[START OF Records to process]

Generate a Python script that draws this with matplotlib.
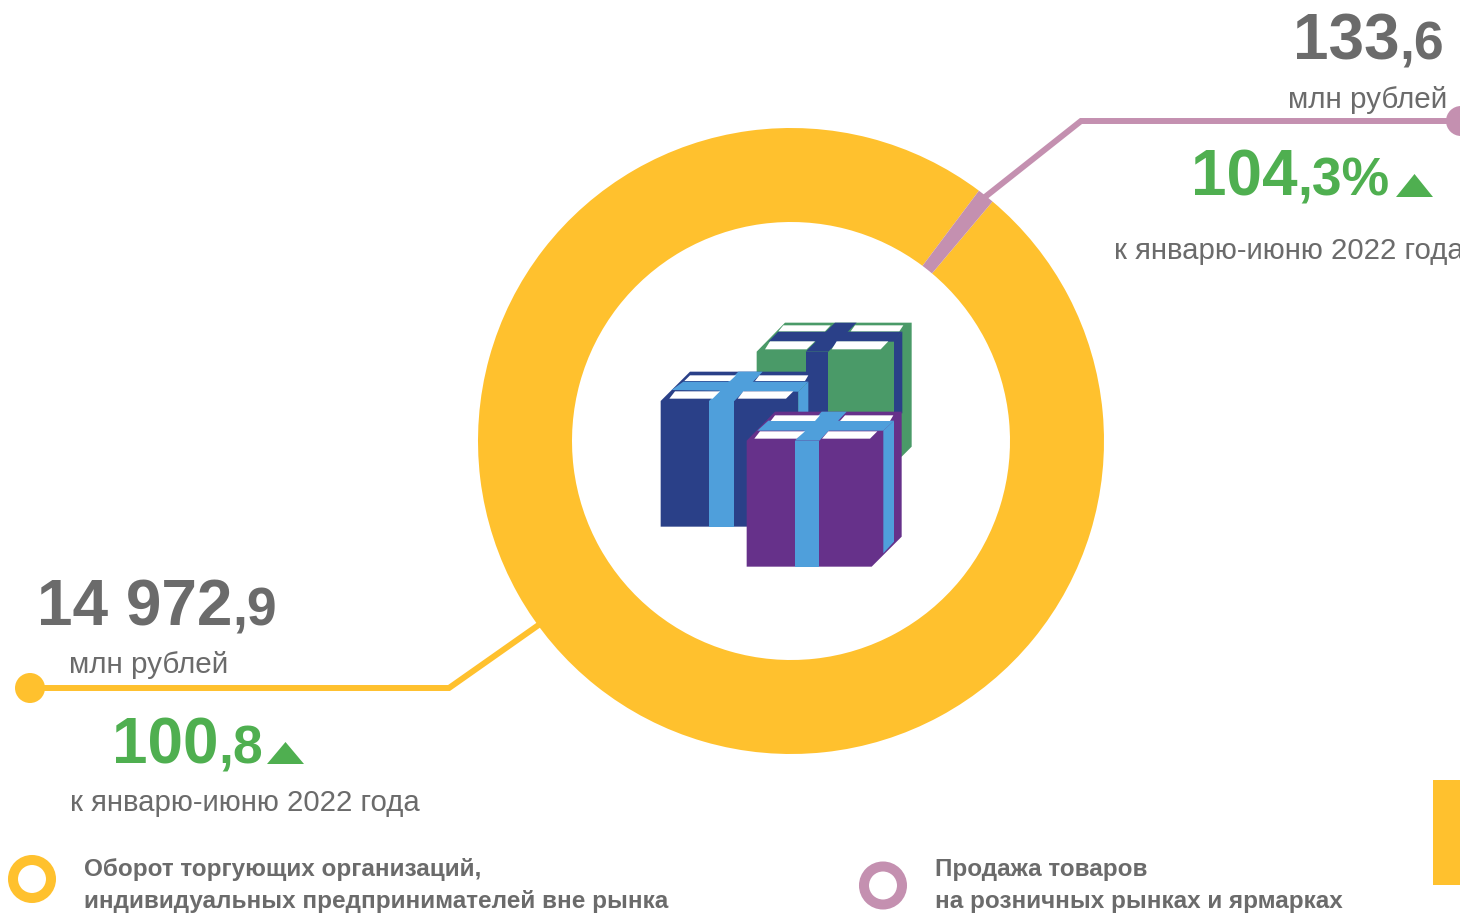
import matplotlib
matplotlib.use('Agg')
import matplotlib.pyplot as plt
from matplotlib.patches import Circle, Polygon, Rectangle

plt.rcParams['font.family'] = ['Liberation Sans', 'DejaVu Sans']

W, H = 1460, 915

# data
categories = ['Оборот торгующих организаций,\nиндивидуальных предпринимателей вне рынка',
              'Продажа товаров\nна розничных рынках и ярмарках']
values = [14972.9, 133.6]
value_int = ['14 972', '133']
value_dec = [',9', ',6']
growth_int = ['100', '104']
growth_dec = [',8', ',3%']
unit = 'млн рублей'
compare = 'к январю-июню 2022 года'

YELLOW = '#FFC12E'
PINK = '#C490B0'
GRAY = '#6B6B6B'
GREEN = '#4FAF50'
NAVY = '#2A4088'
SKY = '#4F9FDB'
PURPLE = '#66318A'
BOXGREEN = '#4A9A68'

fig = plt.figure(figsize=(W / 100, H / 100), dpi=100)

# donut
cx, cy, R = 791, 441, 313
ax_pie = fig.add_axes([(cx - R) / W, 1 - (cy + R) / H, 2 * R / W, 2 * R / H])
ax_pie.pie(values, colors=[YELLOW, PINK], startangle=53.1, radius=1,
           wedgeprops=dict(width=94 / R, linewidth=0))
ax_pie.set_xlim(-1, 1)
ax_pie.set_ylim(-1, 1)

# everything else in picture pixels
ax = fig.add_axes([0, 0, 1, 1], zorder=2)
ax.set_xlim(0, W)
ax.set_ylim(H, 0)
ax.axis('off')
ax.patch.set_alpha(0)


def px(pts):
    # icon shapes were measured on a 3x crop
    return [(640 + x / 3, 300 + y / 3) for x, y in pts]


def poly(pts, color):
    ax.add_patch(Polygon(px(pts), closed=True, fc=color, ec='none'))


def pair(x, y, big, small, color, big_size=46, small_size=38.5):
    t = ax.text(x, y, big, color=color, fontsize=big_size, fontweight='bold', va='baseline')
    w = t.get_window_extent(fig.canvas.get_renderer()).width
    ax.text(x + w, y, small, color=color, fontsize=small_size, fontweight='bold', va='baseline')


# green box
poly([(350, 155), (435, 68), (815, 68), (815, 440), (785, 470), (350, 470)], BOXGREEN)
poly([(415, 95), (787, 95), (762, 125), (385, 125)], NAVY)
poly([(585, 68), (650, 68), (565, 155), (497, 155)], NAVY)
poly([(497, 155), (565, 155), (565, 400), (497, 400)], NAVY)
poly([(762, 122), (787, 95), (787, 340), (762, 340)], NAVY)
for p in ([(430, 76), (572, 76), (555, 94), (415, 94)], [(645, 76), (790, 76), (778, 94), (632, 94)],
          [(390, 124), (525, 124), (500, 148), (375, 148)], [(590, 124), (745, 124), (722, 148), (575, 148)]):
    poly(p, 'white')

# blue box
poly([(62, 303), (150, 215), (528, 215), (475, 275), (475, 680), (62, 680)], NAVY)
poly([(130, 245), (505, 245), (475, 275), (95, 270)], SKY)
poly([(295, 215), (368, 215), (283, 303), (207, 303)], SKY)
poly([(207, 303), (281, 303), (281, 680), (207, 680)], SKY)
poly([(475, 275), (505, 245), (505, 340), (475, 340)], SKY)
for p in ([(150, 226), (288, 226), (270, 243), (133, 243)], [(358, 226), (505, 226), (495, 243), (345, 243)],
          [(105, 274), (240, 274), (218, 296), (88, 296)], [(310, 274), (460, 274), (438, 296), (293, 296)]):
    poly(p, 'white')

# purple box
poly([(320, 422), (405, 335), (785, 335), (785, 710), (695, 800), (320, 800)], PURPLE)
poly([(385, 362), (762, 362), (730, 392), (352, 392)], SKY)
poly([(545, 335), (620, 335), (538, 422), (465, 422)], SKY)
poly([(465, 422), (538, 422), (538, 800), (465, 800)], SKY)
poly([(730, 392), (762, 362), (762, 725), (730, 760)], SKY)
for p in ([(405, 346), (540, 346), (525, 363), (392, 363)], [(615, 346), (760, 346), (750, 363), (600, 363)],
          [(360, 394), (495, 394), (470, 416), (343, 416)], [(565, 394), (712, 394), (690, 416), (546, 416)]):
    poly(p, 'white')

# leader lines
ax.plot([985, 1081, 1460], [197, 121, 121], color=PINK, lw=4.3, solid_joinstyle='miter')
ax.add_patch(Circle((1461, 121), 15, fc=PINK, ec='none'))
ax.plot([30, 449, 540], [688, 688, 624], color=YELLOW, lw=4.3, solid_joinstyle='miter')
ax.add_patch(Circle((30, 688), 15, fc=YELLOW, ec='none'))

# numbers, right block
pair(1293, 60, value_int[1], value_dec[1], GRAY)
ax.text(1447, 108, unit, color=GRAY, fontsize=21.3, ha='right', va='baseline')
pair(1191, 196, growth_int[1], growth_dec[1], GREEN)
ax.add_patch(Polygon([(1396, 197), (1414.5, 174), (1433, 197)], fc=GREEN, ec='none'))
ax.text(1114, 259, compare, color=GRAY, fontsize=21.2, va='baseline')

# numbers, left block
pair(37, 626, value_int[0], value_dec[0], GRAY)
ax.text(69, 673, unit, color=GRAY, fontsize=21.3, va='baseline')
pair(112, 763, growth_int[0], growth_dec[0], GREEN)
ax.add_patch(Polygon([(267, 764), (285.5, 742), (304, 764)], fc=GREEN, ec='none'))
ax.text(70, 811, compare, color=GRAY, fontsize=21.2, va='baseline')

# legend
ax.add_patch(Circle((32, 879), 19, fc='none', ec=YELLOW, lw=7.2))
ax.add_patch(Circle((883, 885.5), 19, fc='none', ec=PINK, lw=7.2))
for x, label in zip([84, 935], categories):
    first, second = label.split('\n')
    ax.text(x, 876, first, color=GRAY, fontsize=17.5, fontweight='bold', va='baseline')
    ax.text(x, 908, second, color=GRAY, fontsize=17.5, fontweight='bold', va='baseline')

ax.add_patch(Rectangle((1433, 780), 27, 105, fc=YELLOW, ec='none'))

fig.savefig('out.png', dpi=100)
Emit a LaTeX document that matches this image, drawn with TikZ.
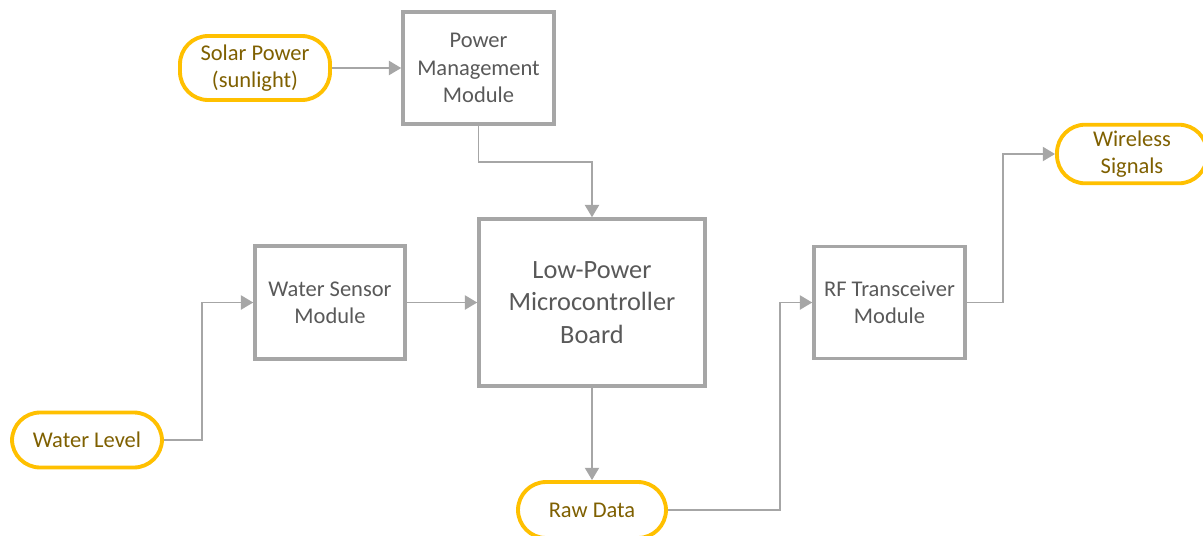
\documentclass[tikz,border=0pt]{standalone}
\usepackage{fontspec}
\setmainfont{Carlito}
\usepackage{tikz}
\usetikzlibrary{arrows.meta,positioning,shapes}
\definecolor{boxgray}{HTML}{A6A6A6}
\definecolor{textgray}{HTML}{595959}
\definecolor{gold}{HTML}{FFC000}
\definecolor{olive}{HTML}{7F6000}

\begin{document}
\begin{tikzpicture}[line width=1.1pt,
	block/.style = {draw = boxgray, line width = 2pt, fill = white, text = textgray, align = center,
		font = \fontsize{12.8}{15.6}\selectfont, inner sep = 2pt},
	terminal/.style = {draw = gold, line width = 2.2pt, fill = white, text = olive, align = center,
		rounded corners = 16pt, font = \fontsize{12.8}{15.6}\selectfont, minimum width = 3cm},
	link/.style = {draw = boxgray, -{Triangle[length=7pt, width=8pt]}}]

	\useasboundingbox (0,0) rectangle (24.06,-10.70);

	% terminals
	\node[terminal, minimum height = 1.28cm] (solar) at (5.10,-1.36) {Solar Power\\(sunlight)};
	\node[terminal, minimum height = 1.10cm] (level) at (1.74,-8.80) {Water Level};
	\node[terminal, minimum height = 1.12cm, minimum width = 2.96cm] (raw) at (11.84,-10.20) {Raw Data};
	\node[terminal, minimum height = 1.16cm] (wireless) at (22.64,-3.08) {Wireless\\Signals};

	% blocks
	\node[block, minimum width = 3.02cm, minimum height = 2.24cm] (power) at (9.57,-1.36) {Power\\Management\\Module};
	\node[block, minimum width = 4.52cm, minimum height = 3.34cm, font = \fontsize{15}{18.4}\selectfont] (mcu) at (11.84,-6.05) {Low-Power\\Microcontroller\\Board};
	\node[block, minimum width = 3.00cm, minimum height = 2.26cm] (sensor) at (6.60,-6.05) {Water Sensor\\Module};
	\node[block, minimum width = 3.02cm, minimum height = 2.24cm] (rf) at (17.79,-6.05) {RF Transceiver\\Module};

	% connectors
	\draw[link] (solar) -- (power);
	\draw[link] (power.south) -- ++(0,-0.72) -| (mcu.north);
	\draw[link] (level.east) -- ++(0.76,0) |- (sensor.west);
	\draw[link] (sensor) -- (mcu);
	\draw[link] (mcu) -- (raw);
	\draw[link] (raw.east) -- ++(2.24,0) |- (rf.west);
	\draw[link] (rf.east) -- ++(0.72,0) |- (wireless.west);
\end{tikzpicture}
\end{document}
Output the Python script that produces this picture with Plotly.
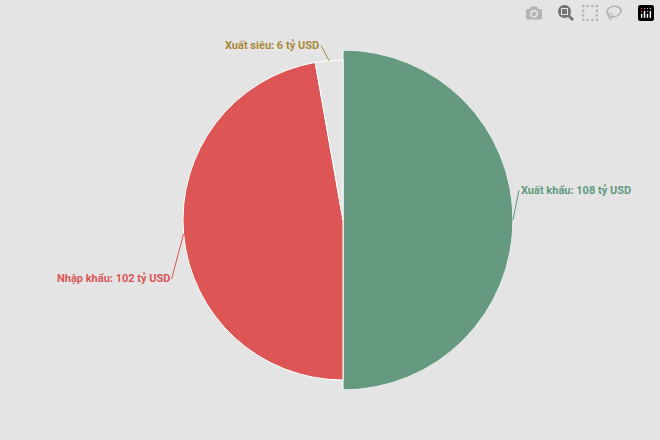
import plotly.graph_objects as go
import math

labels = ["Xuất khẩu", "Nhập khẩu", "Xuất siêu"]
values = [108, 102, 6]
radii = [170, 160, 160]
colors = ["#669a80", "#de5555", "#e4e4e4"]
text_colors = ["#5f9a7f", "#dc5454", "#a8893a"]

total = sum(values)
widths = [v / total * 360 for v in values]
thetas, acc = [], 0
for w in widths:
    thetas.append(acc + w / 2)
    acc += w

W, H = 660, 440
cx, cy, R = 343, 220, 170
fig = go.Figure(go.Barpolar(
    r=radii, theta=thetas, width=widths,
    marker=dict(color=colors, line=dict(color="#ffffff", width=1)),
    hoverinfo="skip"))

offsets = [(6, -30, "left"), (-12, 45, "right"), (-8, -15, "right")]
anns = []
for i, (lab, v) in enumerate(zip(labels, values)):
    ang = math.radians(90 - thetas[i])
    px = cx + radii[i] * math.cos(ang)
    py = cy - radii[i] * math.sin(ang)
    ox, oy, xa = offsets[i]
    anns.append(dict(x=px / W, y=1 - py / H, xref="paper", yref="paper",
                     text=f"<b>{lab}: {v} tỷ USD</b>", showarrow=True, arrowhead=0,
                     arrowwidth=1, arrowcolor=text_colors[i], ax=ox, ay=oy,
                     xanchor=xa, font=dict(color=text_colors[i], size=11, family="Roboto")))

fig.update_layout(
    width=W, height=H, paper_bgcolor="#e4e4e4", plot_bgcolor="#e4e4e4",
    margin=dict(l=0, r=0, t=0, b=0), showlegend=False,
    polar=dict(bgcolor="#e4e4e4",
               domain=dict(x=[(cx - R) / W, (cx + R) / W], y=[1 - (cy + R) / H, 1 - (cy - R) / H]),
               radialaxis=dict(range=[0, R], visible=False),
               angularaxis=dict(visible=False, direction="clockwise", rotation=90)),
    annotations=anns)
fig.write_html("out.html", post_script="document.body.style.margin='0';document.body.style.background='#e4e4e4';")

[END OF Records to process]

▸ **Aim**
Write out exactly the opening lines of the data, stopping after the line that holds "W, H = 1460, 915". Exclude pictures.

▸ **Solution**
Generate a Python script that draws this with matplotlib.
import matplotlib
matplotlib.use('Agg')
import matplotlib.pyplot as plt
from matplotlib.patches import Circle, Polygon, Rectangle

plt.rcParams['font.family'] = ['Liberation Sans', 'DejaVu Sans']

W, H = 1460, 915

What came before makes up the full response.